__COLLECTED MATERIAL__:
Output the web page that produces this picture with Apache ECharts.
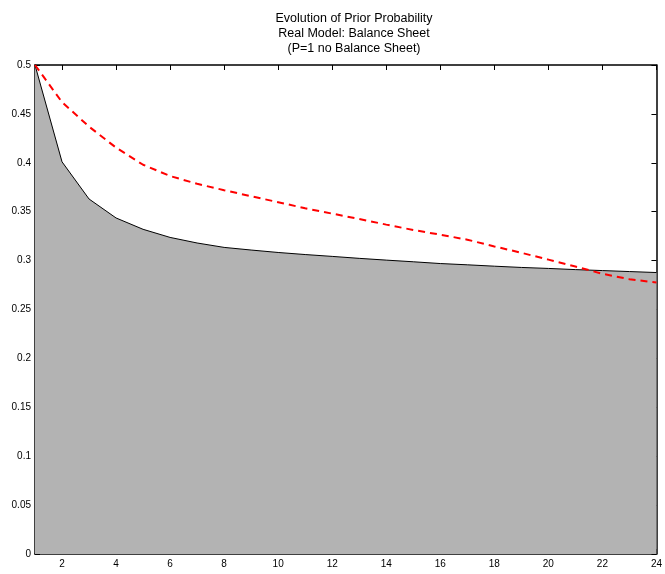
<!DOCTYPE html>
<html>
<head>
<meta charset="utf-8">
<script src="https://cdn.jsdelivr.net/npm/echarts@6/dist/echarts.min.js"></script>
<style>
html,body{margin:0;padding:0;background:#fff;}
#c{width:665px;height:574px;}
</style>
</head>
<body>
<div id="c"></div>
<script>
const titleLines = ["Evolution of Prior Probability", "Real Model: Balance Sheet", "(P=1 no Balance Sheet)"];
const periods = [1,2,3,4,5,6,7,8,9,10,11,12,13,14,15,16,17,18,19,20,21,22,23,24];
const realModel = [0.5,0.401,0.363,0.3436,0.332,0.3237,0.318,0.3135,0.3108,0.3083,0.3062,0.3043,0.3023,0.3005,0.2988,0.297,0.2957,0.2943,0.293,0.292,0.2908,0.2898,0.2888,0.2878];
const noBalanceSheet = [0.5,0.462,0.437,0.4155,0.398,0.3865,0.3785,0.372,0.3658,0.3597,0.3535,0.348,0.3426,0.3368,0.3313,0.3265,0.3214,0.3145,0.308,0.301,0.294,0.2865,0.281,0.2775];
const xTicks = [2,4,6,8,10,12,14,16,18,20,22,24];

const font = 'Liberation Sans, Arial, Helvetica, sans-serif';
const chart = echarts.init(document.getElementById('c'), null, {renderer:'canvas'});
const axLine = {show:true, onZero:false, lineStyle:{color:'#000', width:1.5}};
const tickIn = {show:true, inside:true, length:5, lineStyle:{color:'#000', width:1}};
chart.setOption({
  animation:false,
  backgroundColor:'#fff',
  title:{
    text:titleLines.join('\n'),
    left:349, top:6, textAlign:'center',
    textStyle:{fontFamily:font, fontSize:12.5, fontWeight:'normal', color:'#000', lineHeight:15}
  },
  grid:{left:35, right:5, top:65, bottom:20, containLabel:false},
  xAxis:[
    {type:'value', min:1, max:24, position:'bottom',
     axisLine:axLine, axisTick:Object.assign({customValues:xTicks}, tickIn),
     axisLabel:{customValues:xTicks, color:'#000', fontFamily:font, fontSize:10, margin:5},
     splitLine:{show:false}},
    {type:'value', min:1, max:24, position:'top',
     axisLine:axLine, axisTick:Object.assign({customValues:xTicks}, tickIn),
     axisLabel:{show:false}, splitLine:{show:false}}
  ],
  yAxis:[
    {type:'value', min:0, max:0.5, interval:0.05, position:'left',
     axisLine:axLine, axisTick:tickIn,
     axisLabel:{color:'#000', fontFamily:font, fontSize:10, margin:4},
     splitLine:{show:false}},
    {type:'value', min:0, max:0.5, interval:0.05, position:'right',
     axisLine:axLine, axisTick:tickIn,
     axisLabel:{show:false}, splitLine:{show:false}}
  ],
  series:[
    {type:'line', xAxisIndex:0, yAxisIndex:0,
     data:periods.map((p,i)=>[p, realModel[i]]),
     symbol:'none', lineStyle:{color:'#000', width:1},
     areaStyle:{color:'#b3b3b3', opacity:1}, z:2},
    {type:'line', xAxisIndex:0, yAxisIndex:0,
     data:periods.map((p,i)=>[p, noBalanceSheet[i]]),
     symbol:'none', lineStyle:{color:'#ff0000', width:2, type:[7,5]}, z:3}
  ]
});
</script>
</body>
</html>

__WRITTEN EXERCISE__: Up to and including the line with "const xTicks = [2,4,6,8,10,12,14,16,18,20,22,24];", copy the data above from its first line. Skip pictures.

__FINISHED ANSWER__:
Output the web page that produces this picture with Apache ECharts.
<!DOCTYPE html>
<html>
<head>
<meta charset="utf-8">
<script src="https://cdn.jsdelivr.net/npm/echarts@6/dist/echarts.min.js"></script>
<style>
html,body{margin:0;padding:0;background:#fff;}
#c{width:665px;height:574px;}
</style>
</head>
<body>
<div id="c"></div>
<script>
const titleLines = ["Evolution of Prior Probability", "Real Model: Balance Sheet", "(P=1 no Balance Sheet)"];
const periods = [1,2,3,4,5,6,7,8,9,10,11,12,13,14,15,16,17,18,19,20,21,22,23,24];
const realModel = [0.5,0.401,0.363,0.3436,0.332,0.3237,0.318,0.3135,0.3108,0.3083,0.3062,0.3043,0.3023,0.3005,0.2988,0.297,0.2957,0.2943,0.293,0.292,0.2908,0.2898,0.2888,0.2878];
const noBalanceSheet = [0.5,0.462,0.437,0.4155,0.398,0.3865,0.3785,0.372,0.3658,0.3597,0.3535,0.348,0.3426,0.3368,0.3313,0.3265,0.3214,0.3145,0.308,0.301,0.294,0.2865,0.281,0.2775];
const xTicks = [2,4,6,8,10,12,14,16,18,20,22,24];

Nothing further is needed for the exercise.